Criminality aside, an odd fact has emerged in respect to Jamaica since the Sept. 11, 2001, terror attacks. In varying degrees, the overwhelmingly Christian nation has had ties to at least five of six terror plots and attacks with connections to the Caribbean. The deadliest was London’s suicide-bomb attacks nearly two years ago; they killed 52 commuters and wounded about 700. The deadliest bomber of was Jamaica-born Germaine Lindsay, a 19-year-old Muslim convert.

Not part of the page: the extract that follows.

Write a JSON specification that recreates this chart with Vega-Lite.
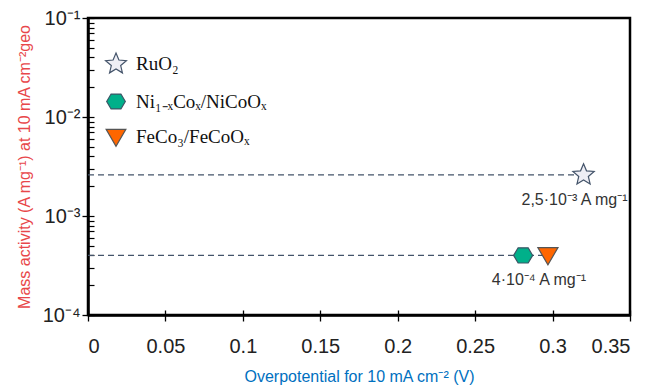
{
  "$schema": "https://vega.github.io/schema/vega-lite/v6.json",
  "width": 542,
  "height": 297,
  "autosize": {"type": "none"},
  "padding": {"left": 88, "top": 18, "right": 19, "bottom": 72},
  "config": {
    "view": {"stroke": "black", "strokeWidth": 2.5},
    "font": "Liberation Sans"
  },
  "datasets": {
    "points": [
      {"material": "RuO₂", "overpotential": 0.32, "activity": 0.0026, "label": "2,5·10⁻³ A mg⁻¹"},
      {"material": "Ni₁₋ₓCoₓ/NiCoOₓ", "overpotential": 0.281, "activity": 0.0004, "label": ""},
      {"material": "FeCo₃/FeCoOₓ", "overpotential": 0.297, "activity": 0.0004, "label": "4·10⁻⁴ A mg⁻¹"}
    ],
    "guides": [
      {"x0": 0, "x1": 0.32, "y": 0.0026},
      {"x0": 0, "x1": 0.297, "y": 0.0004}
    ]
  },
  "layer": [
    {
      "data": {"name": "guides"},
      "mark": {"type": "rule", "color": "#44546A", "strokeDash": [6, 4], "strokeWidth": 1.3},
      "encoding": {
        "x": {
          "field": "x0", "type": "quantitative",
          "scale": {"domain": [0, 0.35], "nice": false, "zero": false},
          "axis": {
            "values": [0, 0.05, 0.1, 0.15, 0.2, 0.25, 0.3, 0.35],
            "format": "~g",
            "grid": false,
            "orient": "bottom",
            "domainColor": "black", "domainWidth": 2.5,
            "tickColor": "black", "tickWidth": 1.3, "tickSize": 6,
            "labelFontSize": 20, "labelColor": "#222222", "labelPadding": 15,
            "title": "Overpotential for 10 mA cm⁻² (V)",
            "titleColor": "#0070C0", "titleFontSize": 16, "titleFontWeight": "normal",
            "titlePadding": 12
          }
        },
        "x2": {"field": "x1"},
        "y": {
          "field": "y", "type": "quantitative",
          "scale": {"type": "log", "domain": [0.0001, 0.1], "nice": false},
          "axis": {
            "values": [0.0001, 0.001, 0.01, 0.1],
            "labelExpr": "datum.value > 0.05 ? '10⁻¹' : datum.value > 0.005 ? '10⁻²' : datum.value > 0.0005 ? '10⁻³' : '10⁻⁴'",
            "grid": false,
            "orient": "left",
            "domainColor": "black", "domainWidth": 2.5,
            "tickColor": "black", "tickWidth": 1.3, "tickSize": 6,
            "labelFontSize": 20, "labelColor": "#222222", "labelPadding": 2,
            "title": "Mass activity (A mg⁻¹) at 10 mA cm⁻²geo",
            "titleColor": "#E8474A", "titleFontSize": 16, "titleFontWeight": "normal",
            "titlePadding": 10
          }
        }
      }
    },
    {
      "data": {"name": "points"},
      "mark": {"type": "point", "filled": true, "size": 500, "strokeWidth": 1.2, "opacity": 1},
      "encoding": {
        "x": {
          "field": "overpotential", "type": "quantitative",
          "axis": {
            "values": [0, 0.05, 0.1, 0.15, 0.2, 0.25, 0.3, 0.35],
            "orient": "bottom", "grid": false, "labels": false, "domain": false,
            "tickColor": "black", "tickWidth": 1.3, "tickSize": -5, "title": null
          }
        },
        "y": {
          "field": "activity", "type": "quantitative",
          "axis": {
            "values": [0.0001, 0.0002, 0.0003, 0.0004, 0.0005, 0.0006, 0.0007, 0.0008, 0.0009,
                       0.001, 0.002, 0.003, 0.004, 0.005, 0.006, 0.007, 0.008, 0.009,
                       0.01, 0.02, 0.03, 0.04, 0.05, 0.06, 0.07, 0.08, 0.09, 0.1],
            "orient": "left", "grid": false, "labels": false, "domain": false,
            "tickColor": "black", "tickWidth": 1.2, "tickSize": -6, "title": null
          }
        },
        "shape": {
          "field": "material", "type": "nominal",
          "scale": {
            "domain": ["RuO₂", "Ni₁₋ₓCoₓ/NiCoOₓ", "FeCo₃/FeCoOₓ"],
            "range": [
              "M0,-1L0.265,-0.364L0.951,-0.309L0.428,0.139L0.588,0.809L0,0.45L-0.588,0.809L-0.428,0.139L-0.951,-0.309L-0.265,-0.364Z",
              "M-0.85,0L-0.45,-0.68L0.45,-0.68L0.85,0L0.45,0.68L-0.45,0.68Z",
              "M-0.9,-0.7L0.9,-0.7L0,0.85Z"
            ]
          },
          "legend": {
            "orient": "none", "legendX": 16, "legendY": 34, "title": null,
            "labelFont": "Liberation Serif", "labelFontSize": 19, "labelColor": "#111111",
            "rowPadding": 13.5, "labelOffset": 8, "symbolStrokeWidth": 1.2, "padding": 0,
            "symbolSize": 480
          }
        },
        "color": {
          "field": "material", "type": "nominal",
          "scale": {
            "domain": ["RuO₂", "Ni₁₋ₓCoₓ/NiCoOₓ", "FeCo₃/FeCoOₓ"],
            "range": ["#EEEEF5", "#00B08A", "#FF6600"]
          },
          "legend": {
            "orient": "none", "legendX": 16, "legendY": 34, "title": null,
            "labelFont": "Liberation Serif", "labelFontSize": 19, "labelColor": "#111111",
            "rowPadding": 13.5, "labelOffset": 8, "symbolStrokeWidth": 1.2, "padding": 0,
            "symbolSize": 480
          }
        },
        "stroke": {
          "field": "material", "type": "nominal",
          "scale": {
            "domain": ["RuO₂", "Ni₁₋ₓCoₓ/NiCoOₓ", "FeCo₃/FeCoOₓ"],
            "range": ["#44546A", "#3C5566", "#555555"]
          },
          "legend": {
            "orient": "none", "legendX": 16, "legendY": 34, "title": null,
            "labelFont": "Liberation Serif", "labelFontSize": 19, "labelColor": "#111111",
            "rowPadding": 13.5, "labelOffset": 8, "symbolStrokeWidth": 1.2, "padding": 0,
            "symbolSize": 480
          }
        }
      }
    },
    {
      "data": {"name": "points"},
      "mark": {"type": "text", "dy": 25, "dx": -9, "fontSize": 16, "color": "#333333", "font": "Liberation Sans"},
      "encoding": {
        "x": {"field": "overpotential", "type": "quantitative", "axis": null},
        "y": {"field": "activity", "type": "quantitative", "axis": null},
        "text": {"field": "label"}
      }
    }
  ],
  "resolve": {"axis": {"x": "independent", "y": "independent"}}
}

Jamaica’s links to these plots and attacks was first observed by The Big Carnival blog. Later, Diane Abbott, a long-time member of the British Labor Party’s radical fringe, echoed her concerns in a newspaper column that referred to an ongoing trend of young black men converting to Islam and taking up jihad. “These young men obviously need something to believe in. And radical Islam gives them this,” wrote the British-born daughter of Jamaican immigrants in The Observer.

Abbott never considered that these young men might have been primed by the anti-American and anti-Western worldview spewed by the intellectual elite in Jamaica and Britain. Perhaps it’s time that Jamaica's political leaders adopted a forward-looking worldview and lived up to their country’s motto: “Out of Many, One People.”